- [WHAT TO PRODUCE]:
Go through the data below and gather each line containing "that".

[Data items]
● ● ● ● ●

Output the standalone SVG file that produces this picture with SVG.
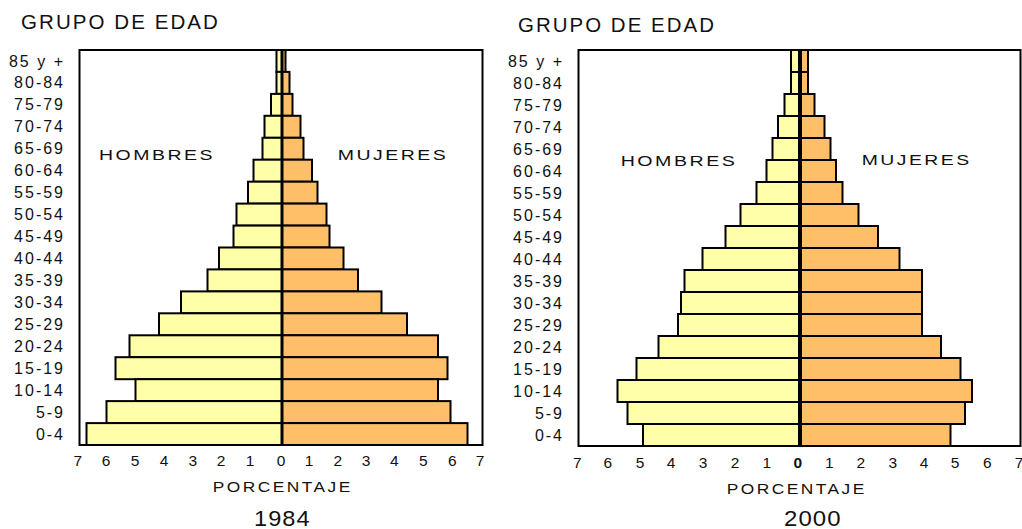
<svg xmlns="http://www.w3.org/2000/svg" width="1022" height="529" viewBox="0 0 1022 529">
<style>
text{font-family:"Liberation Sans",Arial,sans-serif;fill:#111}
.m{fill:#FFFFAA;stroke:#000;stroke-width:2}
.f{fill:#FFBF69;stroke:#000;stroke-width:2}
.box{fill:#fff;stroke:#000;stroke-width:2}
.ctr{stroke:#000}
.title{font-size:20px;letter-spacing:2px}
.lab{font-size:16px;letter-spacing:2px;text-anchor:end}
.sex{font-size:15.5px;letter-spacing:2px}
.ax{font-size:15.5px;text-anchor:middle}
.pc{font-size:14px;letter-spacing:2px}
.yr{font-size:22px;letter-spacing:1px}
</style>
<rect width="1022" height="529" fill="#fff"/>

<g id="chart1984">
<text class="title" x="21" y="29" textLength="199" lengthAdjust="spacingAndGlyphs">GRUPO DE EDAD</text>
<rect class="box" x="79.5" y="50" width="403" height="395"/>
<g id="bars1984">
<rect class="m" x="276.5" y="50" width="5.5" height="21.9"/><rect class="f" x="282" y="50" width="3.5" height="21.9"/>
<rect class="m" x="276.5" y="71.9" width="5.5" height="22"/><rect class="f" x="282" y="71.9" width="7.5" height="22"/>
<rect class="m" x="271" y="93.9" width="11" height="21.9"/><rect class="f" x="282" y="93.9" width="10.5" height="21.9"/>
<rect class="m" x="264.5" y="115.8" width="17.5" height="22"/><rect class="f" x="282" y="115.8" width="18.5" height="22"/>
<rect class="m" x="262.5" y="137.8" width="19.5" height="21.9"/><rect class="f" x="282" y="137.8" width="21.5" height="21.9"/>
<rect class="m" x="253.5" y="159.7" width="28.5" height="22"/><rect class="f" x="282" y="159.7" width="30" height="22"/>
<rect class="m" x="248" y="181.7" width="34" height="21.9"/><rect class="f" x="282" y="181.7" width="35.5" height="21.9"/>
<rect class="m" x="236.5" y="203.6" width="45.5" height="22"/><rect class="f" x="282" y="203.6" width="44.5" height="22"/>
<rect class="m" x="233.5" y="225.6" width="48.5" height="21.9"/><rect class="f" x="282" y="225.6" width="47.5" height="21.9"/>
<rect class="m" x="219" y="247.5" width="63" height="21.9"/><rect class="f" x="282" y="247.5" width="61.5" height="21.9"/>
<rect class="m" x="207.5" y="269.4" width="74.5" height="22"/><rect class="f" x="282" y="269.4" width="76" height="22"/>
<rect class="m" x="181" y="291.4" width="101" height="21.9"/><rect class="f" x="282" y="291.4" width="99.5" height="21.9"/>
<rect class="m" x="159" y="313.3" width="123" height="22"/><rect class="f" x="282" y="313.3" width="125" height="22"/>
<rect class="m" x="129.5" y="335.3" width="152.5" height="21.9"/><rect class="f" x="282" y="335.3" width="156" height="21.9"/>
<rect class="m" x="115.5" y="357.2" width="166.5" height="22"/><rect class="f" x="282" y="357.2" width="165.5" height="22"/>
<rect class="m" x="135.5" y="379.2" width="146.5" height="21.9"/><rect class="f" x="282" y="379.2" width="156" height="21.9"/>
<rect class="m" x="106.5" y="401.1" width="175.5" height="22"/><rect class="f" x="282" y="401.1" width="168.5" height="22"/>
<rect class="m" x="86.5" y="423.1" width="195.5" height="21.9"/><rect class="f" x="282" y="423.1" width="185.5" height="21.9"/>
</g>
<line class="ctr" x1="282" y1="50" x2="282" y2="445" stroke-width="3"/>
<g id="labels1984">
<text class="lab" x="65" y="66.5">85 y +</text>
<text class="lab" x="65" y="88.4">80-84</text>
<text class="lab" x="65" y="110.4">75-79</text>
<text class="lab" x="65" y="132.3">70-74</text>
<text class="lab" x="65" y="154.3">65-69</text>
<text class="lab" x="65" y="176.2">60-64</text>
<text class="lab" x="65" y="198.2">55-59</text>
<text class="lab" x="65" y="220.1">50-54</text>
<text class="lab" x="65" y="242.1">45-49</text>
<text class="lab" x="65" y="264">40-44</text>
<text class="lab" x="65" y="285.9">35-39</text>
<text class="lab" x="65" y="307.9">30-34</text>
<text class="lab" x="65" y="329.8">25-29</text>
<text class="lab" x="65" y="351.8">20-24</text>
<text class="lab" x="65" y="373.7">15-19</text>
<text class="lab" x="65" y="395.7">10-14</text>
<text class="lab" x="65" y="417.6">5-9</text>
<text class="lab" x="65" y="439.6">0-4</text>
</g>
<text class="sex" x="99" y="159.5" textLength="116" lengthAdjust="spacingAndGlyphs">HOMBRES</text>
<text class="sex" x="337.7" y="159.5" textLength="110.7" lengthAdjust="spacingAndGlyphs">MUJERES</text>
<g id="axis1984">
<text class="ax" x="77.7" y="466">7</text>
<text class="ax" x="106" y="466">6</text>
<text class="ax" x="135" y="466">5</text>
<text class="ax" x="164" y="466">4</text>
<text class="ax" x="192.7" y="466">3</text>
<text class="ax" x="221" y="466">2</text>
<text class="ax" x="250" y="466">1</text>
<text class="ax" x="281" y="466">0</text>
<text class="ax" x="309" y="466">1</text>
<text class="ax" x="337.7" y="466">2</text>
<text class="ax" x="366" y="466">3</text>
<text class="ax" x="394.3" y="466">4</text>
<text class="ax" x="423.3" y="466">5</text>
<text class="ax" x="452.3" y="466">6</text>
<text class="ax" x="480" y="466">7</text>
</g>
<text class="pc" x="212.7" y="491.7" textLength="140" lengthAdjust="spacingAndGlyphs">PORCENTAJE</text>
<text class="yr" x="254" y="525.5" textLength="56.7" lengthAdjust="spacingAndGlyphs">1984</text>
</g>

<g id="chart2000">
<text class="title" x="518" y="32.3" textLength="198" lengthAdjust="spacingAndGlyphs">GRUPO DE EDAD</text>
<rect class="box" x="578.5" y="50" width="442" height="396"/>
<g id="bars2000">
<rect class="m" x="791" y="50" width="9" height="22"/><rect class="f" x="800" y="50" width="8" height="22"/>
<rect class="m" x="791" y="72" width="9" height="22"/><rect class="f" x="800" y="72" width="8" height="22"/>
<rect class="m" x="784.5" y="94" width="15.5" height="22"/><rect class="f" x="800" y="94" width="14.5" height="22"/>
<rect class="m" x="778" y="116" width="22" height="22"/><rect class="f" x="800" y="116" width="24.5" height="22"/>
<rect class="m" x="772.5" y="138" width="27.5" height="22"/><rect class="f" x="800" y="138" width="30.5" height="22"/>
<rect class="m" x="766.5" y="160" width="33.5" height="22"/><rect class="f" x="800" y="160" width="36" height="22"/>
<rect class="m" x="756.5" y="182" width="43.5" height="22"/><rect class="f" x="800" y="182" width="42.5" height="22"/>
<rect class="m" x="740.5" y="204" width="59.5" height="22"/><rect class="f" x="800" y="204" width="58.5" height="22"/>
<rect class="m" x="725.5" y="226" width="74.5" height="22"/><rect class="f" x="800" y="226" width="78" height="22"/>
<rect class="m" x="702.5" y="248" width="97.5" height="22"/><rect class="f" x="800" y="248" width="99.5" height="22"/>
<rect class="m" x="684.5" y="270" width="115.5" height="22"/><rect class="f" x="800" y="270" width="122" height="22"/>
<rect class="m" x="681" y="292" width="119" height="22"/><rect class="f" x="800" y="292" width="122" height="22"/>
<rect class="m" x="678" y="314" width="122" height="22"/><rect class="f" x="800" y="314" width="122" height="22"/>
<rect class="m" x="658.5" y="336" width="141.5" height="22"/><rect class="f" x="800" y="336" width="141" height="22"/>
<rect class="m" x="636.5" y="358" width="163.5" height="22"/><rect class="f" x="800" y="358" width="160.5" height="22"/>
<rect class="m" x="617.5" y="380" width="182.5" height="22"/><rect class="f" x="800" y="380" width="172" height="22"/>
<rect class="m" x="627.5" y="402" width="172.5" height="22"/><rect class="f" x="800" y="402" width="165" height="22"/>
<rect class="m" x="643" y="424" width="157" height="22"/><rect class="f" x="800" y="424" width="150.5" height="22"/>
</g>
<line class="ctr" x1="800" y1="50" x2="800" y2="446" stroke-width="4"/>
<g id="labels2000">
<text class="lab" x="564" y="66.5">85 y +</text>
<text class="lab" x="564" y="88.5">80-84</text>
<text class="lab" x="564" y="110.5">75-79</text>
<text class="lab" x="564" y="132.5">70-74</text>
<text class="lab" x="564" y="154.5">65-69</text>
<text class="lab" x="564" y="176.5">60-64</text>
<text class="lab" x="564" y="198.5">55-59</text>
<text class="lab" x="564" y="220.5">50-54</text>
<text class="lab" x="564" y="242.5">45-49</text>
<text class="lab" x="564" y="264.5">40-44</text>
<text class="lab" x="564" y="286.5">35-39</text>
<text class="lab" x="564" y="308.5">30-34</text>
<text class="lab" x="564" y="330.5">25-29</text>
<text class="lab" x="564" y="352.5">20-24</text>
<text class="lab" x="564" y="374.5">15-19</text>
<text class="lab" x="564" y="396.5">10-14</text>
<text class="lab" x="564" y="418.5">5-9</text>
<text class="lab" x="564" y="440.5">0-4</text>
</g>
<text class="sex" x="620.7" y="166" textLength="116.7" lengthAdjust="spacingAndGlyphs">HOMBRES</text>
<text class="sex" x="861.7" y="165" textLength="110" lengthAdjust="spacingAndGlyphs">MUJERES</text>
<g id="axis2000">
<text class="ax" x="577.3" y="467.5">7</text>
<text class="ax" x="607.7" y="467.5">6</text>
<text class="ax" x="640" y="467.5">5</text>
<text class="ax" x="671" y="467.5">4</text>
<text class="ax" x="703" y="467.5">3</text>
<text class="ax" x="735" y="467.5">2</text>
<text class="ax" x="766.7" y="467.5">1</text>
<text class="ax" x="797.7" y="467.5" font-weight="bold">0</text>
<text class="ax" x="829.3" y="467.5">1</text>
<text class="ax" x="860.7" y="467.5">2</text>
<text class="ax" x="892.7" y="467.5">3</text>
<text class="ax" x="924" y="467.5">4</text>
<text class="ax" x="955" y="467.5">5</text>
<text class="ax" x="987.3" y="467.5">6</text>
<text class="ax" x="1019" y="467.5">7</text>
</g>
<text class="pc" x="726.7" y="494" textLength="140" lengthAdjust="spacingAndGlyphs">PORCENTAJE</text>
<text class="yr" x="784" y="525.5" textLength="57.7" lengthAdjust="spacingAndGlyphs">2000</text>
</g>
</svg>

● ● ● ● ●

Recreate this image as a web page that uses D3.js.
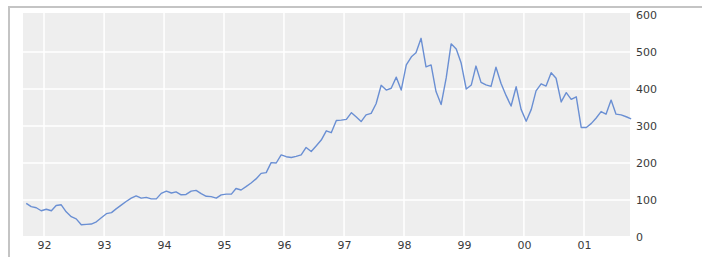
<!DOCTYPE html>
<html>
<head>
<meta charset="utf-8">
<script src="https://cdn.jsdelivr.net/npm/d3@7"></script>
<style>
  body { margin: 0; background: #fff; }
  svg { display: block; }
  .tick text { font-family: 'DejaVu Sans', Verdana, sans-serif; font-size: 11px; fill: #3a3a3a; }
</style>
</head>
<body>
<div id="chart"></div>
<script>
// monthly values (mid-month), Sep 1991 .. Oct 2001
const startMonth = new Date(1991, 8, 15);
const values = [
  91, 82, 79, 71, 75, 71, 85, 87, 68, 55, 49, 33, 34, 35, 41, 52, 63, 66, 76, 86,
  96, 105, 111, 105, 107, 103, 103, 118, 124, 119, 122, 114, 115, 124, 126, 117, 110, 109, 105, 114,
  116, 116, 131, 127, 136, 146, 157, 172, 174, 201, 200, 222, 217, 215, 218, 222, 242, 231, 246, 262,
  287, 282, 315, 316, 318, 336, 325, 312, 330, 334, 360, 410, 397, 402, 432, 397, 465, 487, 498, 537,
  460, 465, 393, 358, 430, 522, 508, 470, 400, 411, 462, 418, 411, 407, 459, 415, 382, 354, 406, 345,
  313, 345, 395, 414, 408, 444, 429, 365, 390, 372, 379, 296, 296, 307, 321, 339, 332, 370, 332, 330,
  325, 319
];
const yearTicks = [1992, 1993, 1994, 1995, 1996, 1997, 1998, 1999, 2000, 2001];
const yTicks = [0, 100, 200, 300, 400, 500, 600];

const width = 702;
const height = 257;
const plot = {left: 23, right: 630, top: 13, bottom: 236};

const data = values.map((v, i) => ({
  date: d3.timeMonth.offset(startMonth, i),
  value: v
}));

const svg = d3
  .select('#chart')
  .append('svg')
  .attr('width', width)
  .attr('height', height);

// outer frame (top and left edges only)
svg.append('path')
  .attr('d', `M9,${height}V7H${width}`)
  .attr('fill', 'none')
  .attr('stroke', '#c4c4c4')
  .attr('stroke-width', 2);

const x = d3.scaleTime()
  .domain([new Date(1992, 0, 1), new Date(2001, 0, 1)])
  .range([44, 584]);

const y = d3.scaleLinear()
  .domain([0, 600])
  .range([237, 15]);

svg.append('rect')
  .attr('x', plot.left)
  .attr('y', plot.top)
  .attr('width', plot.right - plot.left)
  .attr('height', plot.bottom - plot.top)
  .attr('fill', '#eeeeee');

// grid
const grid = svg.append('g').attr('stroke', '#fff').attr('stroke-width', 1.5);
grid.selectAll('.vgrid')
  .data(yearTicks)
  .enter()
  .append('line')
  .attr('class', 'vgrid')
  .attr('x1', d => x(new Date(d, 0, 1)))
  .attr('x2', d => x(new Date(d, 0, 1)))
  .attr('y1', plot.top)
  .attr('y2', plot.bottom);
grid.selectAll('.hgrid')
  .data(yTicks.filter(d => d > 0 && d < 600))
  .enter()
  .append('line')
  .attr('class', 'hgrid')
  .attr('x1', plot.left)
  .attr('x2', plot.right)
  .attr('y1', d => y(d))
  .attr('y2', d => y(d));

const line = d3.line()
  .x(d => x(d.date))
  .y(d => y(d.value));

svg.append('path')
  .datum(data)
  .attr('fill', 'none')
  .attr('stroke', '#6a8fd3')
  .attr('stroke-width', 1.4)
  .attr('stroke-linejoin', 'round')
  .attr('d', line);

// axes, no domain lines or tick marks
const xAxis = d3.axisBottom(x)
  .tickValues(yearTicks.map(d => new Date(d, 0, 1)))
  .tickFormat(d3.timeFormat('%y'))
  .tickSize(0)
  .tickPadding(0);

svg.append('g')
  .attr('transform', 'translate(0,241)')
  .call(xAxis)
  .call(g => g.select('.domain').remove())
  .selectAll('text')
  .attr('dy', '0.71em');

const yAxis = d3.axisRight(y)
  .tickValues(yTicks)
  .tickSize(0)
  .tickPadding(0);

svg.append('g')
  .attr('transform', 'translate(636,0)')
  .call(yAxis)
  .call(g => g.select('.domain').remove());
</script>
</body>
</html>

● ● ● ● ●

- [COMPLETE RESPONSE]:
Output the standalone SVG file that produces this picture with SVG.
Recreate this image as a web page that uses D3.js.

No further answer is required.